Two action scenes-- each with a mounted warrior in combat with a pedestrian adversary embellish the front of the vest. On the left, as the vest is viewed, the mounted warrior wears a streamer of “hairplates” (metal discs) extending from the back of his head to his left foot. In his left hand he brandishes what might be a riding quirt or a warclub; in his right, what appears to be a saber. The man he engages in combat brandishes a warclub in his left hand, and holds a long, however undetermined, object in his other hand. The rider on the right side of the vest thrusts a lance with suspended pairs of eagle feathers at his adversary, who uses a rifle to parry the lance. In two instances perspective that is more realistic than the usual side-views of such scenes (as with the four figures on the reverse) is of particular note. Both horses on the front of the vest are pictured from the rear, with all four legs being indicated, and their heads turned to face the adversary afoot.
On the back of this vest, two pairs of individuals mounted on differently colored horses face each other. While the single trailer warbonnets of immature golden eagle feathers worn by all four figures are virtually identical, their clothing differs—shirts of various colors, and leggings and breechcloths of saved-list (undyed selvage) wool. Each carries objects in hand— a crooked lance, a staff with a single eagle feather at top (possibly a “coup stick”), a rifle, and what appears to be a partially visible staff with an eagle feather banner. It will be noted that in addition to the reins being indicated, the tail of each horse is “tied up”—that is, the hairs of the tail are doubled back in a bunch and secured with a strip of red saved-list wool. In effect, for all of the Plains tribes, this was the pervasive traditional sign for a horse prepared for or engaged in combat. It is possible that all four images represent the same personage, but this is conjectural. On the other hand, the identical yellow shield with avian form (likely an eagle) and pendent eagle feathers carried by both riders on the front of the vest alone indicate that the two persons are indeed the same, although different mounts are portrayed, as are other details— the set of hairplates on one side, and braids wrapped with red cloth on the other.

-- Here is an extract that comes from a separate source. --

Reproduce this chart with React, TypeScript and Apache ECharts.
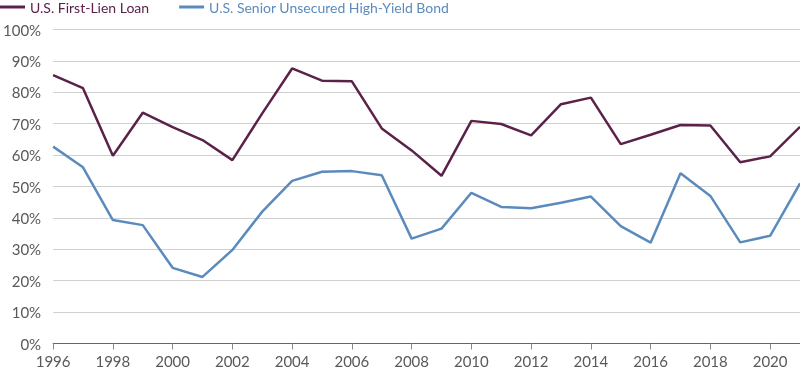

The long bar with short vertical bars space equidistantly around the bottom of the vest, front and back, has been understood to represent both a picket fence for picket tying up horses, and as a meat drying rack, which serves as a symbol of plenty. The large red, equal-barred cross near the shoulder on each side of the front of the vest assuredly represent the Morning Star—a major celestial being for most, if not all, North American Indian peoples.